Each company can be represented by few metrics that would define the health of the company. Metrics like eps, revenue, market-cap, last 4 quarter earnings, RoE, PE ratio, etc. There could be other metrics or features as well. If we represent each company with these metrics and apply clustering on this data, would the clusters generated be meaningful?
I had this question one night when I was sleepless and I jumped out of my bed and inked down the basic idea and approach.
We know we have companies like Bajaj Finance that has given excellent returns in the past and is continuing to do so. There would be other companies like this. Would it be possible that companies like Bajaj Finance will be clubbed into one cluster.
Find the characteristics of each cluster by looking at few known companies mapped in each cluster and try to see which not-so-famous companies can be found in the same cluster.
- Which companies to select in data?
We start with top 500 NSE companies. Get list of top 500 companies from NSE website
- Where to extract the data from?
- What features to use for clustering?
Start with basic set of features that are easier to get like sector, market-cap, EPS, ROE, PE ratio. I will build on this later. Good now is better than perfect tomorrow.

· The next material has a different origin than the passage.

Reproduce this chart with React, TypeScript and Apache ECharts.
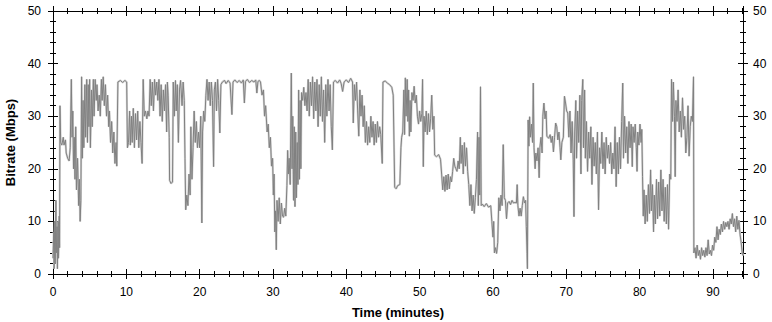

- debt/equity ratio - last 4 quarter earnings - Price info: mean price, std, 25 percentile price, median price, 75 percentile price, 52 week high, 52 week low - Volume traded - Some way to get user sentiments
- Start modeling
The complete implementation and code can be found in this github repository.
This is a first version of the project. I plan to come back to this at a later time and add more features to represent a company.